On Mon, Sep 18, 2017 at 10:50 PM, Larry McVoy
<lm(a)mcvoy.com> wrote:
So in the BitKeeper source, perror is redifined
to my_perror which is
this:
void
my_perror(char *file, int line, char *msg)
{
char *p = 0;
int save = errno;
if (p = getenv("_BK_VERSION")) {
if (strneq(p, "bk-", 3)) p += 3;
fprintf(stderr, "%s:%d (%s): ", file, line, p);
} else {
fprintf(stderr, "%s:%d: ", file, line);
}
if (p = strerror(errno)) {
fprintf(stderr, "%s: %s\n", msg, p);
} else {
fprintf(stderr, "%s: errno=%d\n", msg, errno);
}
errno = save;
}
libc should do that.
???+1, indeed!??? - knowing where the the error came from (file and line) is
huge. Yeah it means putting it in the preprocessor, which has some issues;
but it comes back to a previous comment I have made -- I really believe a
serious production language needs a preprocessor that is carefully used
because there are places (like this one) that just makes the right things
happen.
Yep.
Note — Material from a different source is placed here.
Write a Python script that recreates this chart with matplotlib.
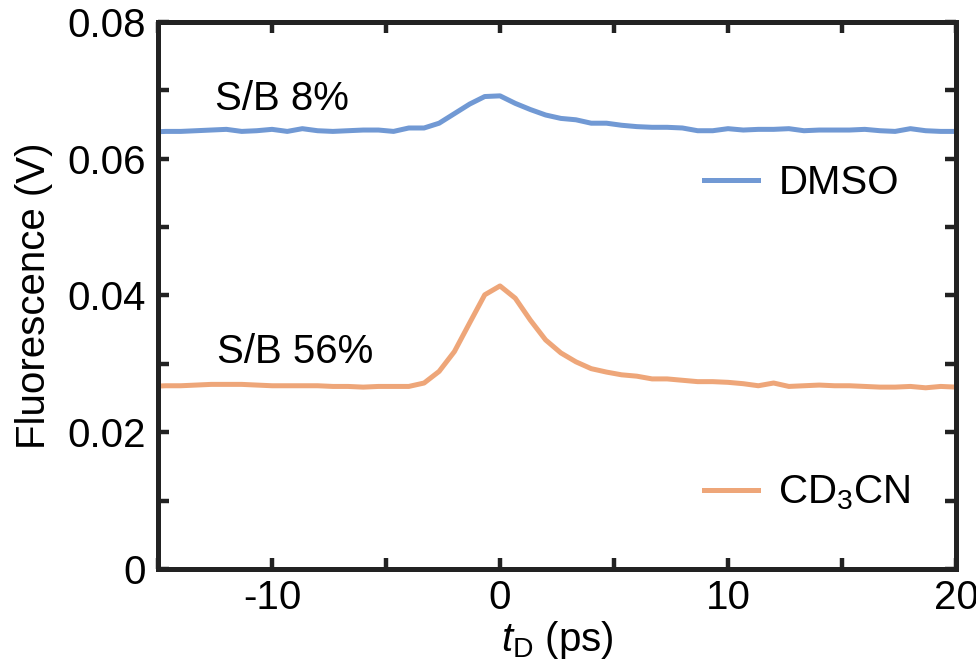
import matplotlib
matplotlib.use("Agg")
import matplotlib.pyplot as plt
from matplotlib.ticker import MultipleLocator, FuncFormatter
from matplotlib.lines import Line2D

plt.rcParams['font.family'] = ['Liberation Sans', 'DejaVu Sans']
plt.rcParams['mathtext.fontset'] = 'custom'
plt.rcParams['mathtext.rm'] = 'Liberation Sans'
plt.rcParams['mathtext.it'] = 'Liberation Sans:italic'

# delay times (ps)
t = [-15.33, -14.67, -14.00, -13.33, -12.67, -12.00, -11.33, -10.67, -10.00,
     -9.33, -8.67, -8.00, -7.33, -6.67, -6.00, -5.33, -4.67, -4.00,
     -3.33, -2.67, -2.00, -1.33, -0.67, 0.00, 0.67, 1.33, 2.00,
     2.67, 3.33, 4.00, 4.67, 5.33, 6.00, 6.67, 7.33, 8.00,
     8.67, 9.33, 10.00, 10.67, 11.33, 12.00, 12.67, 13.33, 14.00,
     14.67, 15.33, 16.00, 16.67, 17.33, 18.00, 18.67, 19.33, 20.00]

dmso = [0.0639, 0.0640, 0.0640, 0.0641, 0.0642, 0.0643, 0.0640, 0.0641, 0.0643,
        0.0640, 0.0644, 0.0641, 0.0640, 0.0641, 0.0642, 0.0642, 0.0640, 0.0645,
        0.0645, 0.0652, 0.0666, 0.0680, 0.0691, 0.0692, 0.0681, 0.0672, 0.0664,
        0.0659, 0.0657, 0.0652, 0.0652, 0.0649, 0.0647, 0.0646, 0.0646, 0.0645,
        0.0641, 0.0641, 0.0644, 0.0642, 0.0643, 0.0643, 0.0644, 0.0641, 0.0642,
        0.0642, 0.0642, 0.0643, 0.0641, 0.0640, 0.0644, 0.0641, 0.0640, 0.0640]

cd3cn = [0.0267, 0.0268, 0.0268, 0.0269, 0.0270, 0.0270, 0.0270, 0.0269, 0.0268,
         0.0268, 0.0268, 0.0268, 0.0267, 0.0267, 0.0266, 0.0267, 0.0267, 0.0267,
         0.0272, 0.0289, 0.0318, 0.0360, 0.0401, 0.0414, 0.0396, 0.0364, 0.0335,
         0.0316, 0.0303, 0.0293, 0.0288, 0.0284, 0.0282, 0.0278, 0.0278, 0.0276,
         0.0274, 0.0274, 0.0273, 0.0271, 0.0268, 0.0272, 0.0267, 0.0268, 0.0269,
         0.0268, 0.0268, 0.0267, 0.0266, 0.0266, 0.0267, 0.0265, 0.0267, 0.0266]

series_labels = ['DMSO', 'CD$_3$CN']
annotations = ['S/B 8%', 'S/B 56%']
xticks_labeled = [-10, 0, 10, 20]
yticks_labeled = [0, 0.02, 0.04, 0.06, 0.08]

c_blue = '#7199d4'
c_orange = '#eea679'
fs = 29

fig = plt.figure(figsize=(9.76, 6.69), dpi=100)
ax = fig.add_axes([0.1619, 0.1495, 0.8176, 0.8176])

l1, = ax.plot(t, dmso, color=c_blue, lw=3.6, solid_joinstyle='round')
l2, = ax.plot(t, cd3cn, color=c_orange, lw=3.6, solid_joinstyle='round')

ax.set_xlim(-15, 20)
ax.set_ylim(0, 0.08)
ax.xaxis.set_major_locator(MultipleLocator(5))
ax.yaxis.set_major_locator(MultipleLocator(0.01))

def xfmt(v, pos):
    iv = int(round(v))
    return f'{iv}' if any(abs(v - k) < 1e-6 for k in xticks_labeled) else ''

def yfmt(v, pos):
    for k in yticks_labeled:
        if abs(v - k) < 1e-9:
            return '0' if k == 0 else f'{k:.2f}'
    return ''

ax.xaxis.set_major_formatter(FuncFormatter(xfmt))
ax.yaxis.set_major_formatter(FuncFormatter(yfmt))

ax.tick_params(direction='in', length=8, width=3.2, color='#222222',
               top=True, right=True, labelsize=fs)
ax.tick_params(axis='y', pad=9)
ax.tick_params(axis='x', pad=7)
for sp in ax.spines.values():
    sp.set_linewidth(3.6)
    sp.set_color('#222222')

ax.set_ylabel('Fluorescence (V)', fontsize=fs, labelpad=10)
ax.set_xlabel('$t_\\mathrm{D}$ (ps)', fontsize=fs, labelpad=2)

ax.text(-12.5, 0.0671, annotations[0], fontsize=fs, ha='left', va='baseline')
ax.text(-12.4, 0.0301, annotations[1], fontsize=fs, ha='left', va='baseline')

leg1 = ax.legend([l1], [series_labels[0]], loc='center left',
                 bbox_to_anchor=(0.684, 0.706), frameon=False, fontsize=fs,
                 handlelength=1.35, handletextpad=0.5, borderpad=0, borderaxespad=0)
ax.add_artist(leg1)
leg2 = ax.legend([l2], [series_labels[1]], loc='center left',
                 bbox_to_anchor=(0.684, 0.139), frameon=False, fontsize=fs,
                 handlelength=1.35, handletextpad=0.5, borderpad=0, borderaxespad=0)

fig.savefig('out.png', dpi=100)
And the _BK_VERSION stuff is obviously BK specific, but if there was
a way to generalize that so you could have _APPLICATION_VERSION or something
and that got printed with the error then you get stuff like
slib.c:1653 (bk-7.3): open failed: permission denied
which is way way way more useful than just permission denied.